Republican Compiler (Gettysburg, Pennsylvania) July 5, 1826
Western Indians
We learn from the Arkansas Gazette of May 23d, that of a party of ten or twelve that were engaged in catching wild horses on the Foe-Washita, a branch of the Red river, five were killed by a party of Indians, believed to be Pawnees.
Some difficulties have arisen between the Cherokees and Osages at Arkansas. A council has been held at Cantonment Gibson, where the Cherokees demanded of the Osages satisfaction for the murder of some of their people and restitution for several horses which had been stolen by the latter nation. The council broke up without accommodation of their differences. The Osages objected to treating in consequence of the recent death of their Agent, Col. M’Nair and positively refused to make the satisfaction required by the other party until another Agent should be appointed.
The consequence of their refusal was an immediate declaration of war against them by the Cherokees – but, through the intercession of Col Arbuckle, they have consented to suspend hostilities for the space of three months, for the purpose of giving the Osages further time to deliberate upon the matter and for the appointment of an Agent and receipt of instructions from Washington, which, it is hoped, may have a tendency to prevent an effusion of blood between the parties.
Indian Newspaper
A weekly Newspaper is about to be issued at New Echota, in the Cherokee Nation, to be called “The Cherokee Phoenix.” A part of the paper is to be printed in the Cherokee language, according to an Alphabet lately invented by a native Cherokee. The price of the paper is to be two dollars and a half, if paid in advance, and the first number is expected to appear within the first week in the next month.
[Republican Compiler, Gettysburg, PA, January 2, 1828 - NP - Sub by a FoFG]

The Cherokees
The Adams Sentinel (Gettysburg, PA)
July 22, 1833
Page 3 Column 2

– We have this morning received a letter from a Cherokee Indian, dated New Echota, June 21st, from which we make the following extract:
"The Cherokees will make a strong effort at the next Congress for a definitive adjustment of the stupendous robbery of our property by the State of Georgia; and it is intended to present to the American people, the manner in which this property has been gambled off by the State. Hitherto words have had but comparatively little effect on the public mind, when we have been detailing the darkest crime ever perpetrated upon an unoffending people." – N.Y. Com. Adv.
[submitted by Nancy Piper]
Frank Conseen
Hon. Frank Conseen , a prominent citizen of the Cherokee Nation , is dead.

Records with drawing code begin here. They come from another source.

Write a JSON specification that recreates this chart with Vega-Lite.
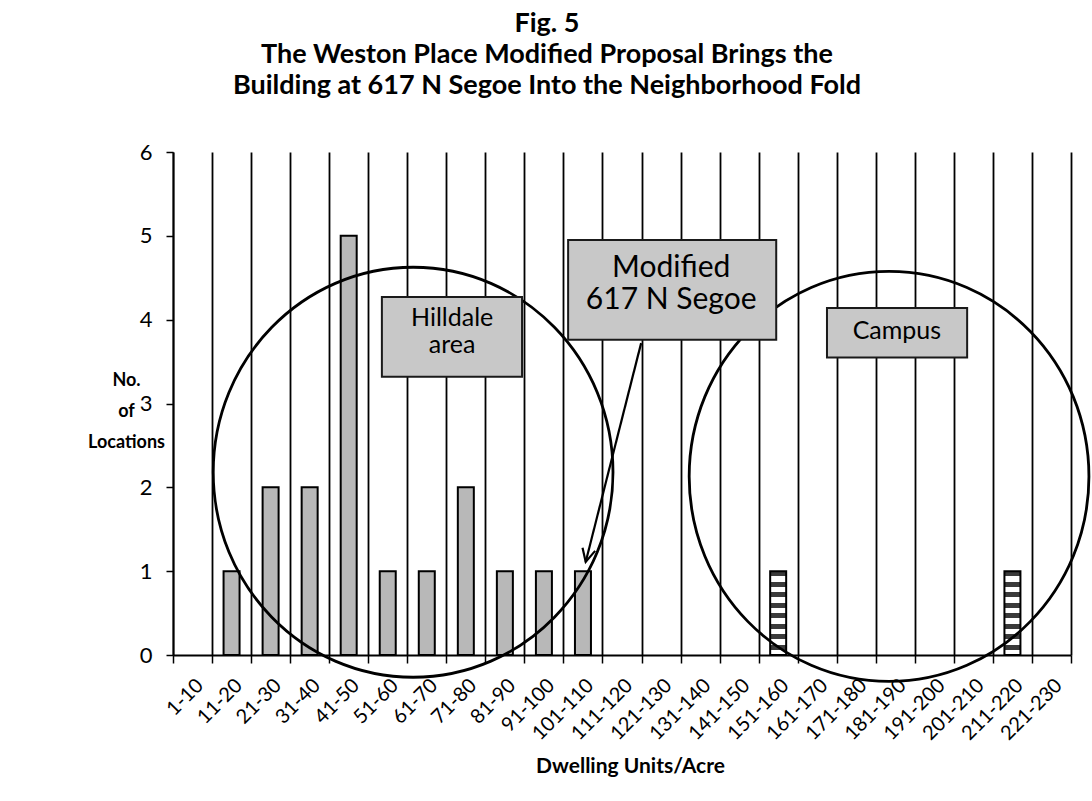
{
  "$schema": "https://vega.github.io/schema/vega-lite/v6.json",
  "width": 898,
  "height": 503,
  "autosize": {"type": "none"},
  "padding": {"left": 173, "top": 152, "right": 21, "bottom": 146},
  "background": "white",
  "config": {
    "view": {"stroke": null},
    "font": "Lato"
  },
  "title": {
    "text": [
      "Fig. 5",
      "The Weston Place Modified Proposal Brings the",
      "Building at 617 N Segoe Into the Neighborhood Fold"
    ],
    "font": "Lato",
    "fontSize": 27,
    "fontWeight": "bold",
    "lineHeight": 31,
    "color": "black",
    "anchor": "middle",
    "frame": "group",
    "dx": -75,
    "offset": 41
  },
  "datasets": {
    "bins": [
      {"range": "1-10", "count": 0, "group": "neighborhood"},
      {"range": "11-20", "count": 1, "group": "neighborhood"},
      {"range": "21-30", "count": 2, "group": "neighborhood"},
      {"range": "31-40", "count": 2, "group": "neighborhood"},
      {"range": "41-50", "count": 5, "group": "neighborhood"},
      {"range": "51-60", "count": 1, "group": "neighborhood"},
      {"range": "61-70", "count": 1, "group": "neighborhood"},
      {"range": "71-80", "count": 2, "group": "neighborhood"},
      {"range": "81-90", "count": 1, "group": "neighborhood"},
      {"range": "91-100", "count": 1, "group": "neighborhood"},
      {"range": "101-110", "count": 1, "group": "neighborhood"},
      {"range": "111-120", "count": 0, "group": "neighborhood"},
      {"range": "121-130", "count": 0, "group": "neighborhood"},
      {"range": "131-140", "count": 0, "group": "neighborhood"},
      {"range": "141-150", "count": 0, "group": "neighborhood"},
      {"range": "151-160", "count": 1, "group": "campus"},
      {"range": "161-170", "count": 0, "group": "campus"},
      {"range": "171-180", "count": 0, "group": "campus"},
      {"range": "181-190", "count": 0, "group": "campus"},
      {"range": "191-200", "count": 0, "group": "campus"},
      {"range": "201-210", "count": 0, "group": "campus"},
      {"range": "211-220", "count": 1, "group": "campus"},
      {"range": "221-230", "count": 0, "group": "campus"}
    ],
    "areas": [
      {"area": "Hilldale", "du": 62.0, "count": 2.18},
      {"area": "Campus", "du": 183.9, "count": 2.13}
    ],
    "notes": [
      {"key": "hilldale", "label": "Hilldale\narea", "du0": 54.0, "du1": 89.9, "c0": 3.32, "c1": 4.27, "du": 72.0, "count": 4.02},
      {"key": "modified", "label": "Modified\n617 N Segoe", "du0": 101.7, "du1": 155.0, "c0": 3.76, "c1": 4.95, "du": 128.1, "count": 4.62},
      {"key": "campus", "label": "Campus", "du0": 168.0, "du1": 203.9, "c0": 3.55, "c1": 4.14, "du": 185.9, "count": 3.87}
    ],
    "pointer": [
      {"du0": 120.4, "c0": 3.72, "du1": 106.2, "c1": 1.11}
    ]
  },
  "layer": [
    {
      "data": {"name": "bins"},
      "mark": {"type": "bar", "width": 16, "stroke": "black", "strokeWidth": 2},
      "encoding": {
        "x": {
          "field": "range",
          "type": "nominal",
          "sort": null,
          "scale": {"paddingInner": 0, "paddingOuter": 0},
          "axis": {
            "title": "Dwelling Units/Acre",
            "titleFont": "Lato",
            "titleFontSize": 21,
            "titleFontWeight": "bold",
            "titleColor": "black",
            "titleBaseline": "alphabetic",
            "titleAlign": "center",
            "titleX": 457,
            "titleY": 117,
            "labelAngle": -45,
            "labelFont": "Lato",
            "labelFontSize": 20,
            "labelColor": "black",
            "labelPadding": 12,
            "tickBand": "extent",
            "grid": true,
            "gridColor": "black",
            "gridOpacity": 1,
            "gridWidth": 1.8,
            "domainColor": "black",
            "domainWidth": 1.8,
            "tickColor": "black",
            "tickWidth": 1.5,
            "tickSize": 8
          }
        },
        "y": {
          "field": "count",
          "type": "quantitative",
          "scale": {"domain": [0, 6]},
          "axis": {
            "values": [0, 1, 2, 3, 4, 5, 6],
            "grid": false,
            "title": ["No.", "of", "Locations"],
            "titleFont": "Lato",
            "titleFontSize": 18,
            "titleFontWeight": "bold",
            "titleColor": "black",
            "titleAngle": 0,
            "titleAlign": "center",
            "titleBaseline": "alphabetic",
            "titleLineHeight": 31,
            "titleX": -47,
            "titleY": 233,
            "labelFont": "Lato",
            "labelFontSize": 22,
            "labelColor": "black",
            "labelPadding": 14,
            "domainColor": "black",
            "domainWidth": 1.8,
            "tickColor": "black",
            "tickWidth": 1.5,
            "tickSize": 7
          }
        },
        "opacity": {"condition": {"test": "datum.count === 0", "value": 0}, "value": 1},
        "fill": {
          "condition": {
            "test": "datum.group === 'campus'",
            "value": {
              "gradient": "linear",
              "x1": 0, "y1": 0, "x2": 0, "y2": 1,
              "stops": [
                {"offset": 0.0, "color": "#3a3a3a"}, {"offset": 0.0625, "color": "#3a3a3a"},
                {"offset": 0.0625, "color": "#ffffff"}, {"offset": 0.125, "color": "#ffffff"},
                {"offset": 0.125, "color": "#3a3a3a"}, {"offset": 0.1875, "color": "#3a3a3a"},
                {"offset": 0.1875, "color": "#ffffff"}, {"offset": 0.25, "color": "#ffffff"},
                {"offset": 0.25, "color": "#3a3a3a"}, {"offset": 0.3125, "color": "#3a3a3a"},
                {"offset": 0.3125, "color": "#ffffff"}, {"offset": 0.375, "color": "#ffffff"},
                {"offset": 0.375, "color": "#3a3a3a"}, {"offset": 0.4375, "color": "#3a3a3a"},
                {"offset": 0.4375, "color": "#ffffff"}, {"offset": 0.5, "color": "#ffffff"},
                {"offset": 0.5, "color": "#3a3a3a"}, {"offset": 0.5625, "color": "#3a3a3a"},
                {"offset": 0.5625, "color": "#ffffff"}, {"offset": 0.625, "color": "#ffffff"},
                {"offset": 0.625, "color": "#3a3a3a"}, {"offset": 0.6875, "color": "#3a3a3a"},
                {"offset": 0.6875, "color": "#ffffff"}, {"offset": 0.75, "color": "#ffffff"},
                {"offset": 0.75, "color": "#3a3a3a"}, {"offset": 0.8125, "color": "#3a3a3a"},
                {"offset": 0.8125, "color": "#ffffff"}, {"offset": 0.875, "color": "#ffffff"},
                {"offset": 0.875, "color": "#3a3a3a"}, {"offset": 0.9375, "color": "#3a3a3a"},
                {"offset": 0.9375, "color": "#ffffff"}, {"offset": 1.0, "color": "#ffffff"}
              ]
            }
          },
          "value": "#b8b8b8"
        }
      }
    },
    {
      "layer": [
        {
          "data": {"name": "areas"},
          "mark": {
            "type": "point",
            "shape": "M -0.975 0 A 0.975 1 0 1 0 0.975 0 A 0.975 1 0 1 0 -0.975 0 Z",
            "size": 168100,
            "filled": false,
            "stroke": "black",
            "strokeWidth": 2.8,
            "opacity": 1
          },
          "encoding": {
            "x": {"field": "du", "type": "quantitative", "scale": {"domain": [0.5, 230.5]}, "axis": null},
            "y": {"field": "count", "type": "quantitative", "scale": {"domain": [0, 6]}, "axis": null}
          }
        },
        {
          "data": {"name": "pointer"},
          "mark": {"type": "rule", "stroke": "black", "strokeWidth": 2.2},
          "encoding": {
            "x": {"field": "du0", "type": "quantitative", "scale": {"domain": [0.5, 230.5]}, "axis": null},
            "y": {"field": "c0", "type": "quantitative", "scale": {"domain": [0, 6]}, "axis": null},
            "x2": {"field": "du1"},
            "y2": {"field": "c1"}
          }
        },
        {
          "data": {"name": "pointer"},
          "mark": {
            "type": "point",
            "shape": "M -0.5 -1 L 0 0 L 0.5 -1",
            "size": 676,
            "angle": 14,
            "filled": false,
            "stroke": "black",
            "strokeWidth": 2.2,
            "opacity": 1
          },
          "encoding": {
            "x": {"field": "du1", "type": "quantitative", "scale": {"domain": [0.5, 230.5]}, "axis": null},
            "y": {"field": "c1", "type": "quantitative", "scale": {"domain": [0, 6]}, "axis": null}
          }
        },
        {
          "data": {"name": "notes"},
          "mark": {"type": "rect", "fill": "#c8c8c8", "stroke": "#1a1a1a", "strokeWidth": 2},
          "encoding": {
            "x": {"field": "du0", "type": "quantitative", "scale": {"domain": [0.5, 230.5]}, "axis": null},
            "x2": {"field": "du1"},
            "y": {"field": "c0", "type": "quantitative", "scale": {"domain": [0, 6]}, "axis": null},
            "y2": {"field": "c1"}
          }
        },
        {
          "data": {"name": "notes"},
          "mark": {
            "type": "text",
            "font": "Lato",
            "lineBreak": "\n",
            "align": "center",
            "baseline": "middle",
            "color": "black"
          },
          "encoding": {
            "x": {"field": "du", "type": "quantitative", "scale": {"domain": [0.5, 230.5]}, "axis": null},
            "y": {"field": "count", "type": "quantitative", "scale": {"domain": [0, 6]}, "axis": null},
            "text": {"field": "label"},
            "size": {"condition": {"test": "datum.key === 'modified'", "value": 30}, "value": 25},
            "lineHeight": {"condition": {"test": "datum.key === 'modified'", "value": 36}, "value": 30}
          }
        }
      ]
    }
  ],
  "resolve": {"scale": {"x": "independent", "y": "independent"}, "axis": {"x": "independent", "y": "independent"}}
}
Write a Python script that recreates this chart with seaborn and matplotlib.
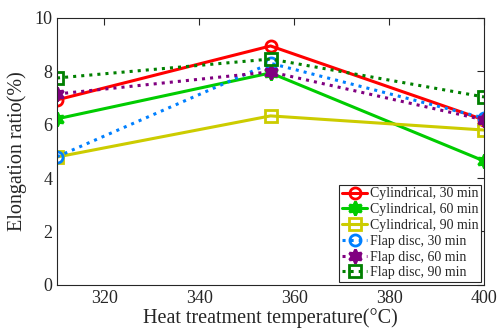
import matplotlib
matplotlib.use("Agg")
import matplotlib.pyplot as plt
import numpy as np
import pandas as pd
import seaborn as sns

temps = [310, 355, 400]
cyl_30 = [6.93, 8.95, 6.18]
cyl_60 = [6.22, 7.94, 4.64]
cyl_90 = [4.79, 6.33, 5.80]
flap_30 = [4.80, 8.30, 6.25]
flap_60 = [7.15, 7.98, 6.18]
flap_90 = [7.75, 8.46, 7.04]

labels = [
    "Cylindrical, 30 min",
    "Cylindrical, 60 min",
    "Cylindrical, 90 min",
    "Flap disc, 30 min",
    "Flap disc, 60 min",
    "Flap disc, 90 min",
]
series = [cyl_30, cyl_60, cyl_90, flap_30, flap_60, flap_90]

# hexagram-ish marker for the 60 min series
hexa = (6, 1, 0)
styles = {
    "Cylindrical, 30 min": dict(color="#FF0000", marker="o", ls="-", mfc="none", ms=8),
    "Cylindrical, 60 min": dict(color="#00CC00", marker=hexa, ls="-", mfc="#00CC00", ms=10),
    "Cylindrical, 90 min": dict(color="#CCCC00", marker="s", ls="-", mfc="none", ms=8),
    "Flap disc, 30 min": dict(color="#0080FF", marker="o", ls=":", mfc="none", ms=8),
    "Flap disc, 60 min": dict(color="#800080", marker=hexa, ls=":", mfc="#800080", ms=10),
    "Flap disc, 90 min": dict(color="#008000", marker="s", ls=":", mfc="none", ms=8),
}

df = pd.DataFrame(
    [(t, v, lab) for lab, vals in zip(labels, series) for t, v in zip(temps, vals)],
    columns=["temp", "elong", "group"],
)

sns.set_style("white")
plt.rcParams["font.family"] = ["Liberation Serif", "DejaVu Serif"]

fig = plt.figure(figsize=(4.98, 3.32), dpi=100)
ax = fig.add_axes([0.1145, 0.142, 0.8575, 0.804])

for lab in labels:
    st = styles[lab]
    sub = df[df["group"] == lab]
    sns.lineplot(
        data=sub, x="temp", y="elong", ax=ax, label=lab,
        color=st["color"], linestyle=st["ls"], linewidth=2.2,
        marker=st["marker"], markersize=st["ms"], markerfacecolor=st["mfc"],
        markeredgecolor=st["color"], markeredgewidth=2,
    )

ax.set_xlim(310, 400)
ax.set_ylim(0, 10)
ax.set_xticks([320, 340, 360, 380, 400])
ax.set_yticks([0, 2, 4, 6, 8, 10])
ax.set_xlabel("Heat treatment temperature(°C)", fontsize=14.5, labelpad=1, color="#262626")
ax.set_ylabel("Elongation ratio(%)", fontsize=14.5, labelpad=5, color="#262626")
ax.tick_params(direction="in", top=True, right=True, labelsize=13, length=5, width=0.8,
               labelcolor="#262626")
for sp in ax.spines.values():
    sp.set_color("#262626")
    sp.set_linewidth(0.8)

leg = ax.legend(loc="lower right", fontsize=10, frameon=True, fancybox=False,
                borderpad=0.2, labelspacing=0.2, handlelength=1.8,
                handletextpad=0.2, borderaxespad=0.2)
leg.get_frame().set_edgecolor("#262626")
leg.get_frame().set_linewidth(0.8)
leg.get_frame().set_alpha(1)

fig.savefig("out.png", dpi=100)
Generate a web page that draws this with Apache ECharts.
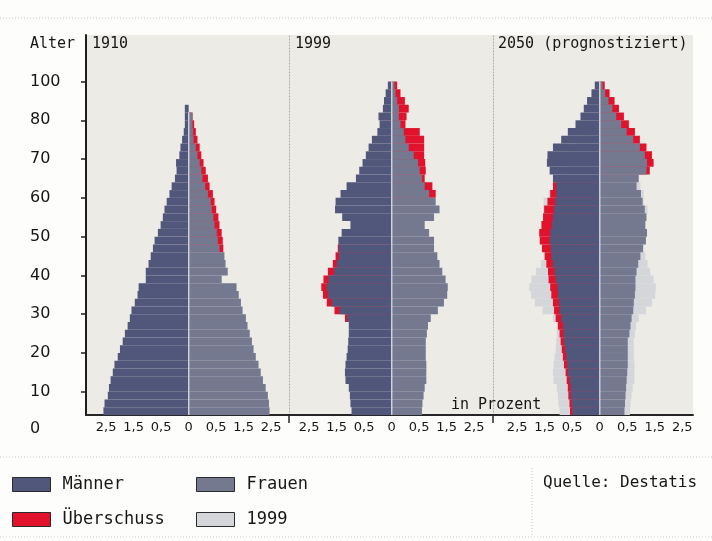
<!DOCTYPE html>
<html>
<head>
<meta charset="utf-8">
<script src="https://cdn.jsdelivr.net/npm/echarts@6/dist/echarts.min.js"></script>
<style>
html,body{margin:0;padding:0;background:#fdfdfc;}
#chart{width:712px;height:541px;}
</style>
</head>
<body>
<div id="chart"></div>
<script>
// Age bins (start of each 2-year band)
const ageBins = [4,6,8,10,12,14,16,18,20,22,24,26,28,30,32,34,36,38,40,42,44,46,48,50,52,54,56,58,60,62,64,66,68,70,72,74,76,78,80,82,84,86,88,90,92,94,96,98,100];

const panelTitles = ['1910', '1999', '2050 (prognostiziert)'];
const yTickValues = [10,20,30,40,50,60,70,80,90];
const yTickLabels = ['10','20','30','40','50','60','70','80','100'];
const xTickValues = [-1.5,-1,-0.5,0,0.5,1,1.5];
const xTickLabels = ['2,5','1,5','0,5','0','0,5','1,5','2,5'];
const legendNames = ['Männer', 'Frauen', 'Überschuss', '1999'];

// 1910
const men1910 = [1.55,1.53,1.47,1.45,1.42,1.38,1.35,1.29,1.25,1.20,1.16,1.11,1.07,1.04,0.98,0.93,0.91,0.78,0.78,0.73,0.69,0.65,0.62,0.56,0.51,0.47,0.44,0.40,0.35,0.31,0.25,0.22,0.23,0.17,0.15,0.12,0.09,0.07,0.07,0.07,0,0,0,0,0,0,0,0,0];
const women1910 = [1.47,1.46,1.44,1.40,1.35,1.31,1.27,1.22,1.18,1.15,1.11,1.07,1.04,0.98,0.95,0.91,0.87,0.60,0.71,0.67,0.65,0.56,0.53,0.51,0.47,0.45,0.42,0.40,0.35,0.30,0.25,0.23,0.20,0.16,0.13,0.09,0.08,0.07,0.07,0,0,0,0,0,0,0,0,0,0];
const menSurplus1910 = [0,0,0,0,0,0,0,0,0,0,0,0,0,0,0,0,0,0,0,0,0,0,0,0,0,0,0,0,0,0,0,0,0,0,0,0,0,0,0,0,0,0,0,0,0,0,0,0,0];
const womenSurplus1910 = [0,0,0,0,0,0,0,0,0,0,0,0,0,0,0,0,0,0,0,0,0,0.63,0.62,0.60,0.56,0.54,0.50,0.47,0.44,0.38,0.35,0.31,0.27,0.23,0.20,0.16,0.13,0.10,0.07,0,0,0,0,0,0,0,0,0,0];

// 1999
const men1999 = [0.73,0.75,0.76,0.78,0.84,0.85,0.84,0.82,0.80,0.79,0.78,0.78,0.81,0.95,1.09,1.16,1.18,1.15,1.05,1.00,0.96,0.96,0.97,0.91,0.75,0.90,1.03,1.02,0.93,0.82,0.65,0.59,0.53,0.47,0.42,0.36,0.26,0.22,0.24,0.16,0.14,0.11,0.07,0,0,0,0,0,0];
const menSurplus1999 = [0,0,0,0,0,0,0,0,0,0,0,0,0.85,1.04,1.18,1.25,1.28,1.24,1.16,1.07,1.02,0.98,0,0,0,0,0,0,0,0,0,0,0,0,0,0,0,0,0,0,0,0,0,0,0,0,0,0,0];
const women1999 = [0.55,0.56,0.58,0.60,0.63,0.63,0.63,0.62,0.62,0.62,0.64,0.66,0.71,0.84,0.95,1.01,1.02,0.98,0.92,0.87,0.83,0.77,0.77,0.68,0.60,0.77,0.87,0.80,0.68,0.60,0.55,0.51,0.48,0.40,0.31,0.25,0.22,0.16,0.13,0.13,0.10,0.07,0.05,0,0,0,0,0,0];
const womenSurplus1999 = [0,0,0,0,0,0,0,0,0,0,0,0,0,0,0,0,0,0,0,0,0,0,0,0,0,0,0,0,0.80,0.74,0.60,0.62,0.61,0.59,0.59,0.59,0.51,0.25,0.27,0.31,0.24,0.16,0.10,0,0,0,0,0,0];

// 2050
const men2050 = [0.50,0.51,0.53,0.53,0.55,0.58,0.59,0.61,0.63,0.65,0.66,0.67,0.70,0.73,0.74,0.76,0.77,0.80,0.82,0.85,0.88,0.89,0.91,0.90,0.87,0.85,0.83,0.81,0.79,0.79,0.85,0.91,0.96,0.95,0.85,0.70,0.58,0.44,0.35,0.29,0.23,0.15,0.09,0,0,0,0,0,0];
const menSurplus2050 = [0.54,0.55,0.57,0.58,0.60,0.62,0.65,0.67,0.69,0.71,0.73,0.76,0.80,0.83,0.85,0.88,0.90,0.93,0.94,0.97,1.00,1.05,1.09,1.10,1.06,1.03,1.01,0.95,0.90,0.85,0,0,0,0,0,0,0,0,0,0,0,0,0,0,0,0,0,0,0];
const women2050 = [0.45,0.46,0.47,0.48,0.49,0.50,0.51,0.51,0.51,0.51,0.54,0.56,0.58,0.61,0.62,0.64,0.65,0.65,0.67,0.70,0.74,0.79,0.84,0.86,0.83,0.85,0.82,0.78,0.75,0.67,0.71,0.85,0.86,0.82,0.73,0.61,0.49,0.39,0.30,0.23,0.16,0.10,0.05,0,0,0,0,0,0];
const womenSurplus2050 = [0,0,0,0,0,0,0,0,0,0,0,0,0,0,0,0,0,0,0,0,0,0,0,0,0,0,0,0,0,0,0,0.91,0.98,0.95,0.85,0.73,0.64,0.53,0.44,0.35,0.27,0.18,0.09,0,0,0,0,0,0];

const panels = [
  {men: men1910, menS: menSurplus1910, women: women1910, womenS: womenSurplus1910, ghost: false},
  {men: men1999, menS: menSurplus1999, women: women1999, womenS: womenSurplus1999, ghost: false},
  {men: men2050, menS: menSurplus2050, women: women2050, womenS: womenSurplus2050, ghost: true}
];

const COL_MEN = '#50577a', COL_WOMEN = '#74798f', COL_RED = '#e2122c', COL_GHOST = '#d5d6da';
const FONT = 'DejaVu Sans Mono';
const FONT_NUM = 'DejaVu Sans';
const INK = '#161616';

const grids = [
  {left: 86, top: 35, width: 203, height: 380},
  {left: 289, top: 35, width: 204, height: 380},
  {left: 493, top: 35, width: 200, height: 380}
];
const xRanges = [[-1.867, 1.824], [-1.867, 1.842], [-1.94, 1.696]];

function fmtX(v) {
  const i = xTickValues.findIndex(t => Math.abs(t - v) < 1e-6);
  return i >= 0 ? xTickLabels[i] : '';
}
function fmtY(v) {
  const i = yTickValues.findIndex(t => Math.abs(t - v) < 1e-6);
  return i >= 0 ? yTickLabels[i] : '';
}

const xAxes = grids.map((g, i) => ({
  type: 'value', gridIndex: i, min: xRanges[i][0], max: xRanges[i][1],
  axisLine: {show: true, onZero: false, lineStyle: {color: '#262626', width: 2}},
  axisTick: {show: false},
  splitLine: {show: false},
  axisLabel: {customValues: xTickValues, formatter: fmtX, fontFamily: FONT_NUM, fontSize: 13, color: INK, margin: 6}
}));

const yAxes = grids.map((g, i) => ({
  type: 'category', gridIndex: i, data: ageBins, boundaryGap: true,
  show: i > 0, position: 'left',
  axisLine: {show: i > 0, onZero: false, lineStyle: {color: '#a9a9a9', type: [1, 2], width: 1}},
  axisTick: {show: false}, axisLabel: {show: false}, splitLine: {show: false}
}));
yAxes.push({
  type: 'value', gridIndex: 0, min: 4, max: 102, position: 'left',
  axisLine: {show: true, onZero: false, lineStyle: {color: '#1e1e1e', width: 2}},
  axisTick: {show: true, customValues: yTickValues, length: 5, lineStyle: {color: '#1e1e1e', width: 1.5}},
  axisLabel: {customValues: yTickValues, formatter: fmtY, align: 'left', margin: 56, fontFamily: FONT_NUM, fontSize: 16, color: INK},
  splitLine: {show: false}
});

const series = [];
function bar(name, gi, data, color) {
  series.push({
    type: 'bar', name: name, xAxisIndex: gi, yAxisIndex: gi, data: data,
    barGap: '-100%', barCategoryGap: '0%', silent: true, animation: false,
    itemStyle: {color: color}
  });
}
panels.forEach((p, gi) => {
  if (p.ghost) {
    bar('1999', gi, men1999.map((v, i) => -Math.max(v, menSurplus1999[i])), COL_GHOST);
    bar('1999', gi, women1999.map((v, i) => Math.max(v, womenSurplus1999[i])), COL_GHOST);
  }
  bar('Überschuss', gi, p.menS.map(v => -v), COL_RED);
  bar('Überschuss', gi, p.womenS, COL_RED);
  bar('Männer', gi, p.men.map(v => -v), COL_MEN);
  bar('Frauen', gi, p.women, COL_WOMEN);
  // thin light centre divider where both sexes are present
  bar('_c', gi, p.men.map((v, i) => (v > 0 && p.women[i] > 0) ? -0.012 : 0), '#e9edf2');
  bar('_c', gi, p.men.map((v, i) => (v > 0 && p.women[i] > 0) ? 0.012 : 0), '#e9edf2');
});

const txt = (x, y, t, size, font, extra) => Object.assign({
  type: 'text', x: x, y: y, z: 10,
  style: {text: t, fontFamily: font || FONT, fontSize: size || 15, fill: INK, textVerticalAlign: 'middle', textAlign: 'left'}
}, extra || {});
const dotted = (x1, y1, x2, y2) => ({
  type: 'line', shape: {x1: x1, y1: y1, x2: x2, y2: y2},
  style: {stroke: '#c4c4c4', lineWidth: 1, lineDash: [1, 2]}
});

const legendPos = [[7, 471], [191, 471], [7, 506], [191, 506]];
const legends = legendNames.map((n, i) => ({
  left: legendPos[i][0], top: legendPos[i][1], data: [n],
  selectedMode: false, itemWidth: 38, itemHeight: 14, icon: 'rect',
  itemStyle: {borderColor: '#2a2a2a', borderWidth: 1},
  textStyle: {fontFamily: FONT, fontSize: 17, color: INK, padding: [0, 0, 0, 7]}
}));

const option = {
  backgroundColor: '#fdfdfc',
  animation: false,
  grid: grids.map(g => Object.assign({show: true, backgroundColor: '#ecebe6', borderWidth: 0}, g)),
  xAxis: xAxes,
  yAxis: yAxes,
  series: series,
  legend: legends,
  graphic: [
    dotted(0, 18, 712, 18),
    dotted(0, 457, 712, 457),
    dotted(0, 537, 712, 537),
    dotted(532, 468, 532, 537),
    {type: 'line', shape: {x1: 289, y1: 415, x2: 289, y2: 423}, style: {stroke: '#262626', lineWidth: 1.5}},
    {type: 'line', shape: {x1: 493, y1: 415, x2: 493, y2: 423}, style: {stroke: '#262626', lineWidth: 1.5}},
    txt(30, 44, 'Alter'),
    txt(30, 429, '0', 16, FONT_NUM),
    txt(92, 44, panelTitles[0]),
    txt(295, 44, panelTitles[1]),
    txt(498, 44, panelTitles[2]),
    txt(451, 405, 'in Prozent'),
    txt(543, 483, 'Quelle: Destatis', 16)
  ]
};

const chart = echarts.init(document.getElementById('chart'), null, {renderer: 'canvas'});
chart.setOption(option);
</script>
</body>
</html>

["Mexa Evening Ledger" - August 8, 1899 - Submitted by Tina Easley]
Richard Taylor
Death of a Cherokee Chief.
Richard Taylor, Second Chief of the Cherokee Nation, died at Tahlequah on the 19th ultimo. The Cherokee Advocate states that from his youth he has been more or less engaged in public capacities - such as United States Interpreter, Delegate to the Federal Government, member of the National Committee, Executive Committee, and two years since he was elected Second Chief of the nation. He was captain of a company of Cherokees under Gen. Jackson in the Creek war. At the time of his death he was a member of the Presbyterian Church, of which he had been an exemplary member for many years.